Eighteen months ago, he was re-married to wife Sarah, who, like her husband, works long hours.


“My wife works full time, and it seems unreasonable to expect someone who works from 7am to 7pm to say, ‘Well, when you come in I’ll have steak, and onions, and a bit of this and a bit of that,’ So I’m hoping I discover something to cook her for a change.


“What I want to do is break through the mystique of cooking.  I want in some way to understand, with a bit of Marco trickery, what you have to do to create a fairly passable meal. I tend to like simple meals that won’t put on weight.”


His biggest concern is creating something that is acceptable to the diners.


 “I’ll be looking for help from Marco, to be fair. And I’m not going to be afraid to ask for it. I’d be a fool to carry on doing something wrong. First of all I’d look an idiot, which I don’t mind. But most of all, it will be the 25 people sitting there looking at this terrible splodge, saying ‘There is actually something else I could be doing tonight, rather than working my way through this!’”



A strong character in his own right, Kelvin is quite prepared for temperatures to be raised in the kitchen.


“I am poor at taking orders, but taking instructions in an area I don’t know anything about, then I’d be a fool if I wasn’t listening.


“Just being shouted at that the bloody sausages are burned is not helpful. But Marco’s not like that in his series. He is more of a mentor. So he won’t shout at me saying, ‘The sausages are burnt you bloody idiot.’ What he will say is, ‘In order not to burn the sausages in future, I suggest to you….’ and then gives you one of those long stares.


“I like the stares. I describe it as the ‘stare-way’ to heaven. He describes himself as Fred As-stare!”


As former editor of The Sun, it crossed Kelvin’s mind that he may have run the odd tabloid story which may have displeased the chef. But he is quick to add that he hasn’t been chased around the kitchen with a meat cleaver.


“Not yet, although I do notice that he holds that knife in a threatening manner. I am sure at some stage there would have been a ‘disobliging article’ as we call them.
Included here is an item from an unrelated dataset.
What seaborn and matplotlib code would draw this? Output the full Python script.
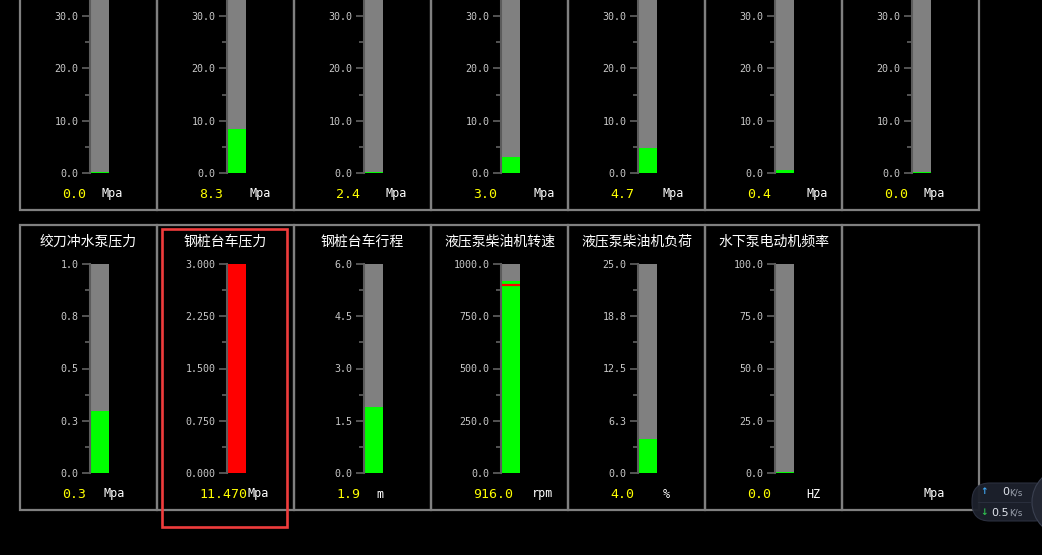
import matplotlib
matplotlib.use("Agg")
import matplotlib.pyplot as plt
import seaborn as sns
import numpy as np
from matplotlib.patches import Rectangle, FancyBboxPatch, Circle

# ---------------- data ----------------
top_max = [40.0, 40.0, 40.0, 40.0, 40.0, 40.0, 40.0]
top_tick_labels = ["0.0", "10.0", "20.0", "30.0", "40.0"]
top_values = [0.0, 8.3, 0.0, 2.9, 4.6, 0.4, 0.0]
top_value_labels = ["0.0", "8.3", "2.4", "3.0", "4.7", "0.4", "0.0"]
top_units = ["Mpa", "Mpa", "Mpa", "Mpa", "Mpa", "Mpa", "Mpa"]

bottom_titles = ["绞刀冲水泵压力", "钢桩台车压力", "钢桩台车行程", "液压泵柴油机转速",
                 "液压泵柴油机负荷", "水下泵电动机频率", ""]
bottom_max = [1.0, 3.0, 6.0, 1000.0, 25.0, 100.0]
bottom_tick_labels = [
    ["0.0", "0.3", "0.5", "0.8", "1.0"],
    ["0.000", "0.750", "1.500", "2.250", "3.000"],
    ["0.0", "1.5", "3.0", "4.5", "6.0"],
    ["0.0", "250.0", "500.0", "750.0", "1000.0"],
    ["0.0", "6.3", "12.5", "18.8", "25.0"],
    ["0.0", "25.0", "50.0", "75.0", "100.0"],
]
bottom_values = [0.29, 11.47, 1.88, 916.0, 3.95, 0.0]
bottom_value_labels = ["0.3", "11.470", "1.9", "916.0", "4.0", "0.0", ""]
bottom_units = ["Mpa", "Mpa", "m", "rpm", "%", "HZ", "Mpa"]
rpm_setpoint = 900.0
net_up = "0"
net_down = "0.5"

# ---------------- layout / style ----------------
W, H = 1042, 555
COL0, PITCH = 20, 137
ROW_Y0 = [-75, 225]
ROW_Y1 = [210, 509.5]
ZERO_Y = [173, 473]
SCALE_H = 209
AX_DX, AX_W = 69.5, 19.0
VAL_DX = 42
UNIT_DX = [[82, 92, 92, 102, 94.7, 101.7, 81.3],
           [83, 90, 82.7, 101, 94.7, 101.7, 81]]
GREEN, RED, GRAY = "#00ff00", "#ff0000", "#808080"

plt.rcParams["font.family"] = ["Noto Sans CJK SC", "DejaVu Sans"]
MONO = ["DejaVu Sans Mono", "DejaVu Sans"]

fig = plt.figure(figsize=(W / 100, H / 100), dpi=100, facecolor="black")
bg = fig.add_axes([0, 0, 1, 1])
bg.set_xlim(0, W)
bg.set_ylim(H, 0)
bg.axis("off")
bg.set_facecolor("black")

# panel borders
for r in range(2):
    for c in range(7):
        bg.add_patch(Rectangle((COL0 + PITCH * c, ROW_Y0[r]), PITCH, ROW_Y1[r] - ROW_Y0[r],
                               fill=False, ec=GRAY, lw=1.6, zorder=1))


def gauge(px_left, zero_y, vmax, labels, value, marker=None):
    ax = fig.add_axes([px_left / W, 1 - zero_y / H, AX_W / W, SCALE_H / H])
    ax.set_facecolor(GRAY)
    color = RED if value > vmax else GREEN
    sns.barplot(x=[0], y=[value], ax=ax, color=color, width=1, saturation=1,
                edgecolor=color, linewidth=1.4)
    if marker is not None:
        ax.axhline(marker, color=RED, lw=1.6)
    ax.set_xlim(-0.5, 0.5)
    ax.set_ylim(0, vmax)
    ax.set_yticks(np.linspace(0, vmax, 5))
    ax.set_yticklabels(labels)
    ax.set_yticks(np.linspace(0, vmax, 9), minor=True)
    ax.tick_params(axis="y", which="major", length=6, width=1.1, color="#6a6a6a",
                   pad=1.8, labelsize=7.2, labelcolor="#c8c8c8")
    ax.tick_params(axis="y", which="minor", length=3.6, width=1.1, color="#6a6a6a")
    for t in ax.get_yticklabels():
        t.set_family(MONO)
    # labels that fall above the canvas are not shown in the screenshot
    top_px = zero_y - SCALE_H
    if top_px < 0:
        ax.get_yticklabels()[-1].set_visible(False)
    ax.xaxis.set_visible(False)
    ax.set_xlabel("")
    ax.set_ylabel("")
    for s in ["top", "right", "bottom"]:
        ax.spines[s].set_visible(False)
    ax.spines["left"].set_color("#5c5c5c")
    ax.spines["left"].set_linewidth(1.5)
    return ax


# top row
for c in range(7):
    pl = COL0 + PITCH * c
    gauge(pl + AX_DX, ZERO_Y[0], top_max[c], top_tick_labels, top_values[c])
    bg.text(pl + VAL_DX, ZERO_Y[0] + 21, top_value_labels[c], color="#ffff00",
            fontsize=9.5, family=MONO, ha="left", va="center")
    bg.text(pl + UNIT_DX[0][c], ZERO_Y[0] + 21, top_units[c], color="white",
            fontsize=8.5, family=MONO, ha="left", va="center")

# bottom row
for c in range(7):
    pl = COL0 + PITCH * c
    if c < len(bottom_max):
        gauge(pl + AX_DX, ZERO_Y[1], bottom_max[c], bottom_tick_labels[c], bottom_values[c],
              marker=rpm_setpoint if c == 3 else None)
    if bottom_titles[c]:
        bg.text(pl + PITCH / 2, 241.5, bottom_titles[c], color="white", fontsize=10,
                ha="center", va="center")
    if bottom_value_labels[c]:
        bg.text(pl + VAL_DX, ZERO_Y[1] + 21, bottom_value_labels[c], color="#ffff00",
                fontsize=9.5, family=MONO, ha="left", va="center")
    bg.text(pl + UNIT_DX[1][c], ZERO_Y[1] + 21, bottom_units[c], color="white",
            fontsize=8.5, family=MONO, ha="left", va="center")

# highlight rectangle
bg.add_patch(Rectangle((162.3, 229.3), 124.4, 297.4, fill=False, ec="#f03c3c", lw=1.9, zorder=5))

# network speed widget
bg.add_patch(FancyBboxPatch((972, 483), 80, 38, boxstyle="round,pad=0,rounding_size=18",
                            fc="#1d212c", ec="#2c3140", lw=0.8, alpha=0.97, zorder=6))
bg.plot([978, 1030], [502, 502], color="#2c3140", lw=0.6, zorder=7)
bg.add_patch(Circle((1066, 502), 34, fc="#232733", ec="#3a4050", lw=0.8, zorder=7))
bg.text(984.5, 492, "↑", color="#3fa9f5", fontsize=6.5, family=["DejaVu Sans"],
        ha="center", va="center", zorder=8, fontweight="bold")
bg.text(984.5, 512.5, "↓", color="#2fbf4f", fontsize=6.5, family=["DejaVu Sans"],
        ha="center", va="center", zorder=8, fontweight="bold")
bg.text(1009, 492.3, net_up, color="#e0e4ec", fontsize=8, family=["DejaVu Sans"],
        ha="right", va="center", zorder=8)
bg.text(1009, 512.7, net_down, color="#e0e4ec", fontsize=8, family=["DejaVu Sans"],
        ha="right", va="center", zorder=8)
bg.text(1009.5, 493, "K/s", color="#9aa0ac", fontsize=6.3, family=["DejaVu Sans"],
        ha="left", va="center", zorder=8)
bg.text(1009.5, 513.4, "K/s", color="#9aa0ac", fontsize=6.3, family=["DejaVu Sans"],
        ha="left", va="center", zorder=8)

fig.savefig("out.png", dpi=100, facecolor="black")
But basically he could fill the Thames with the cuttings of his life.


“If I get on with him…great. If I am not good enough, then I shouldn’t go through.”


He’s very aware that he is up again two strong rivals in his heat, Tupele Dorgo and Donna Air.


They are capable cooks in their own right. They don’t have this initial hurdle to get over, which is…how do you turn the grill on?


“Even though, they still have to produce 25 three course meals. It’s no good if they come out with 12 brilliant main courses and there are 12 people out there starving.


“Whether my food is good, bad or indifferent, I am going to get that food out on the button rather than let people sit there. My strategy is that they will get their food before they become vaguely bad-tempered, no matter what gets served up.”